The next time you have a problem that you want to work upon, get a piece of paper or create a document and then work your way through the headings, making a record of the different options and steps. 

Step 1: Identify the problem 
What is the problem? Identify specifically what it is that you want to change or sort out.  Do conduct a reality check to ensure that how you have defined the problem, the information you have is accurate in the present.   

Step 2: Identify your options 
What are the possible solutions as you see it? Make a list of every option you can think of, even those that seem unlikely. Consulting with others can be helpful here, as they might pick up on possibilities you haven’t considered. 

Step 3: Weigh your options 
Go through each option you’ve listed, and consider their potential benefits and consequences. Yep, do this for every option. 

Step 4: Choose an option 
After looking at the pros and cons of each option, one may jump out as the most likely for you. If not, just pick one! This is not about being right or wrong, it is about choosing the best available option for this particular problem and simply giving it a try. 

Step 5: Put it into action 
This is where the rubber hits the road; where you can make it happen. 

Step 6: Review 
It is always worth taking time to review results. What is the learning? What if a similar problem presented itself? Would you do the same thing again, or are there other alternatives? 

An extra optional step 
Keeping a log of how you handled particular problems, and the learning in relation to what worked and what you might do differently next time, will enhance your options, choices and sense of control over your life. 

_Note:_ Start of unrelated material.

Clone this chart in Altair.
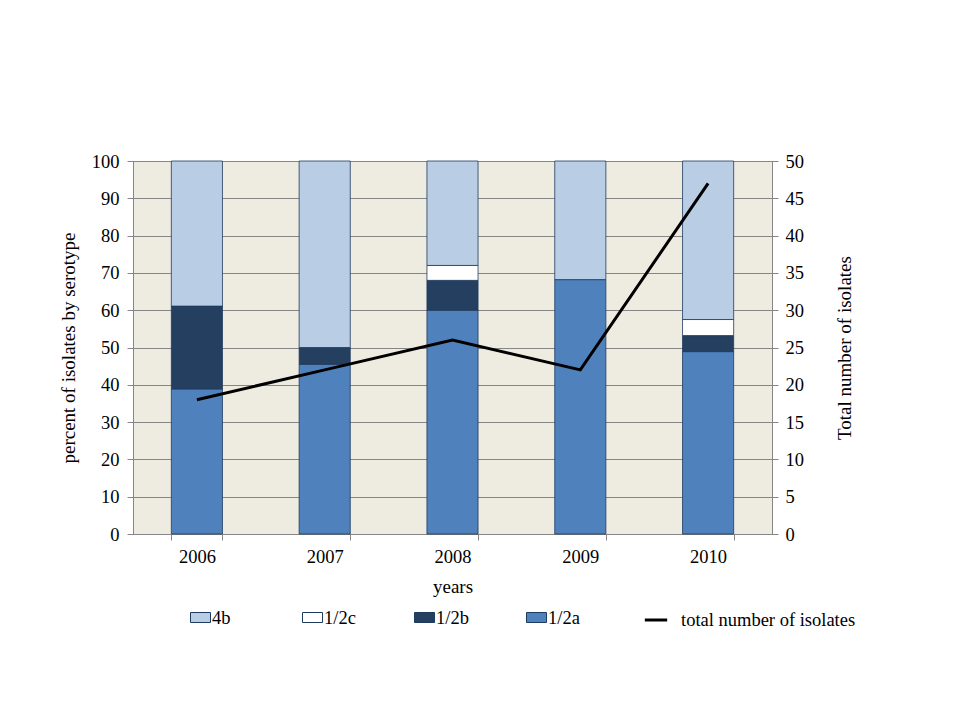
import altair as alt
import pandas as pd

# ---- data ----
years = ["2006", "2007", "2008", "2009", "2010"]
pct_1_2a = [38.9, 45.5, 60.0, 68.2, 48.9]
pct_1_2b = [22.2, 4.5, 8.0, 0.0, 4.3]
pct_1_2c = [0.0, 0.0, 4.0, 0.0, 4.3]
pct_4b = [38.9, 50.0, 28.0, 31.8, 42.5]
total_isolates = [18, 22, 26, 22, 47]

serotypes_legend = ["4b", "1/2c", "1/2b", "1/2a"]
serotype_colors = ["#B9CDE5", "#FFFFFF", "#243F60", "#4F81BD"]

rows = []
for order, (name, vals) in enumerate([("1/2a", pct_1_2a), ("1/2b", pct_1_2b),
                                       ("1/2c", pct_1_2c), ("4b", pct_4b)]):
    for yr, v in zip(years, vals):
        if v > 0:
            rows.append({"year": yr, "serotype": name, "pct": v, "order": order})
bars_df = pd.DataFrame(rows)
line_df = pd.DataFrame({"year": years, "total": total_isolates,
                        "series": ["total number of isolates"] * len(years)})

FONT = "Liberation Serif"
GRAY = "#868686"
W, H = 639, 373
TICK_FS = 18.5
TITLE_FS = 19
LEG_FS = 18.5

x_enc = alt.X(
    "year:N", title="years",
    scale=alt.Scale(paddingInner=0.6, paddingOuter=0.3),
    axis=alt.Axis(labelAngle=0, tickBand="extent", tickSize=6, tickColor=GRAY,
                  domainColor=GRAY, labelFont=FONT, labelFontSize=TICK_FS,
                  labelColor="black", labelPadding=7, titleFont=FONT,
                  titleFontSize=TITLE_FS, titleFontWeight="normal",
                  titleColor="black", titlePadding=12),
)

bars = alt.Chart(bars_df).mark_bar(stroke="#1F3A5F", strokeWidth=0.8).encode(
    x=x_enc,
    y=alt.Y("pct:Q", stack="zero",
            scale=alt.Scale(domain=[0, 100], nice=False),
            axis=alt.Axis(values=list(range(0, 101, 10)), grid=True,
                          gridColor=GRAY, gridWidth=1, tickSize=6, tickColor=GRAY,
                          domainColor=GRAY, labelFont=FONT, labelFontSize=TICK_FS,
                          labelColor="black", labelPadding=8,
                          title="percent  of isolates  by serotype",
                          titleFont=FONT, titleFontSize=TITLE_FS,
                          titleFontWeight="normal", titleColor="black",
                          titlePadding=13)),
    color=alt.Color("serotype:N",
                    scale=alt.Scale(domain=serotypes_legend, range=serotype_colors),
                    legend=alt.Legend(orient="none", legendX=57, legendY=446,
                                      direction="horizontal", title=None,
                                      columns=4, gridAlign="all",
                                      columnPadding=55,
                                      symbolType="M-1,-0.5H1V0.5H-1Z",
                                      symbolSize=400, symbolStrokeColor="#1F3A5F",
                                      symbolStrokeWidth=1, labelOffset=1,
                                      labelFont=FONT, labelFontSize=LEG_FS,
                                      labelColor="black", labelLimit=300)),
    order=alt.Order("order:Q", sort="ascending"),
)

line = alt.Chart(line_df).mark_line(strokeWidth=3).encode(
    x=x_enc,
    y=alt.Y("total:Q",
            scale=alt.Scale(domain=[0, 50], nice=False),
            axis=alt.Axis(orient="right", values=list(range(0, 51, 5)), grid=False,
                          tickSize=6, tickColor=GRAY, domainColor=GRAY,
                          labelFont=FONT, labelFontSize=TICK_FS, labelColor="black",
                          labelPadding=7, title="Total  number of isolates",
                          titleFont=FONT, titleFontSize=TITLE_FS,
                          titleFontWeight="normal", titleColor="black",
                          titleAngle=270, titlePadding=51)),
    stroke=alt.Stroke("series:N", scale=alt.Scale(range=["black"]),
                      legend=alt.Legend(orient="none", legendX=510, legendY=446,
                                        title=None, symbolType="stroke",
                                        symbolSize=500, symbolStrokeWidth=3,
                                        labelOffset=12, labelFont=FONT,
                                        labelFontSize=LEG_FS, labelColor="black",
                                        labelLimit=300)),
)

chart = alt.layer(bars, line).resolve_scale(
    y="independent", stroke="independent", color="independent"
).properties(
    width=W, height=H,
    autosize=alt.AutoSizeParams(type="none"),
    padding={"left": 125, "top": 153, "right": 180, "bottom": 178},
    background="white",
).configure_view(fill="#EEECE1", stroke=GRAY, strokeWidth=1)

chart.save("out.html", embed_options={"renderer": "svg", "actions": False})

Additional check and adjustment 
Is this is a problem that also involves another person?  If so, then talking with and working collaboratively with them is likely to produce a better and more sustainable solution to a problem.  In fact, it is difficult to resolve or address some problems, because they are relationship and communication problems, without talking with and working with other people.  If the difficulty involves another person, it is also useful to talk through a problem or possible course of action with an independent trusted friend or professional.